Rebelles, impétueux ? C’est peut-être ainsi que l’on pourrait qualifier la mezzo soprano Léa Dessandre, son compagnon à la scène et à la ville le luthiste Thomas Dunford et l’ensemble instrumental Jupiter. Cette « petite famille » de « baroqueux » qui font corps avec leurs instruments, n’aime pas bien les codes sauf pour les casser. Ils aspirent à se faire plaisir et à partager leur passion avec spontanéité.
Sur la scène du Grand Théâtre de Provence ce 15 avril, ils ont présenté un programme autour du Maître, Haendel, avec des extraits chantés de Theodora, Solomon ou instrumentaux (suites, passacaille, sarabande et autres gigues endiablées).
Vélocité unique
On le sait, Léa Dessandre est un phénomène, à la technique vocale exceptionnelle. Ce soir-là, sa prestation n’a pas failli. Gracile, parfois évanescente, toujours espiègle, elle est tour à tour émouvante dans un morceau comme Guardian Angels, Oh, Protect Me, moment clé de l’oratorio The Triumph of Time and Truth, dans lequel elle implore les anges gardiens de la guider. Ou virtuose dans la complexité technique de No, no, I’ll take no less tiré de l’acte III de l’oratorio Semele avec les vocalises agitées en gamme montantes, descendantes et rendues plus intenses encore avec les sauts d’intervalle. La précision, la rapidité et la vélocité unique de la mezzo conquièrent le public.

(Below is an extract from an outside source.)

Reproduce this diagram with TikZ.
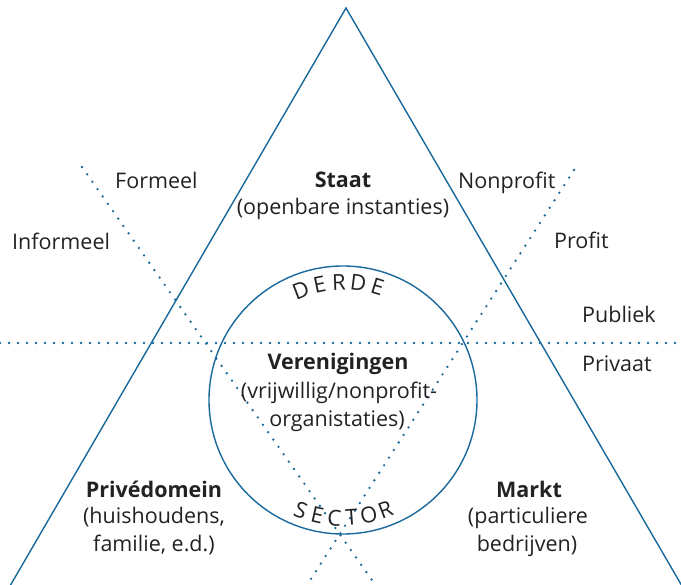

Ce qui rend cet ensemble si sympathique, c’est sans doute la liberté que les membres s’autorisent. Léa n’hésite pas à se déchausser pour être à l’aise et à interpréter en bis un morceau de pop. Déjà, lors de la rencontre organisée par le public en amont du concert, Thomas Dunford avait provoqué l’enthousiasme en jouant et chantant – ma foi très bien –Blackbird des Beatles avec son luth.
Un cœur qui bat
Le lendemain, c’est un monument de l’histoire de la musique, Les Vêpres de Monteverdi, qu’Emiliano Gonzalez Toro et Mathilde Etienne ont choisi d’offrir au public aixois avec leur ensemble I Gemelli.
Les Vêpres sont un recueil de psaumes et de motets qui célèbrent la vierge. Ils n’avaient pas vocation à être joués à la suite lors d’un concert mais plutôt par parties, en office. « Ils ont pourtant une même ligne stylistique qui est la pulsation. Elle rappelle les battements d’un cœur » explique Mathilde. Pour Émiliano « Monteverdi a su réunir en une seule œuvre tout ce qui existait déjà musicalement : solo monodique, polyphonie… Avec la Sonata sopra Sancta Maria, il y intègre aussi l’une des premières formes de musique instrumentale sacrée du genre ».
Sur scène au centre, face au public, dans un costume bleu vif, le chef est un concentré d’énergie. Ténor, il chante tout en dirigeant les pupitres de voix et d’instruments : « Contrairement à son Orféo, Monteverdi a donné très peu d’indications sur la partition des Vêpres. Aussi chaque interprète a toute liberté pour y mettre sa pâte. »
L’ensemble est somptueux, chaque choriste est mis en avant. Les solos font place aux duos ou aux quatuors, comme celui de la Sonata dans lequel quatre chanteuses aux voix d’anges répètent douze fois Santa Maria avec une légère variation musicale qui transforme et pendant que l’ensemble instrumental déploie une riche polyphonie. Le mouvement est permanent. La pulsation aussi. Des voix résonnent en échos, en dehors de la scène. La harpe scintille. La puissance de cette ferveur sacrée, pleine d’allégresse captive de bout en bout… Le Nigra sumet le Pulchra es amica mea, un duo de soprane est de toute beauté, le Duo seraphim clamabant entre Emiliano et Zachary Wilder – ovationné – puis rejoints par Jordan Mouaissia est un enchantement.
ANNE-MARIE THOMAZEAU
Les concerts se sont déroulés le 15 et 16 avril au Grand Théâtre de Provence (Aix-en-Provence).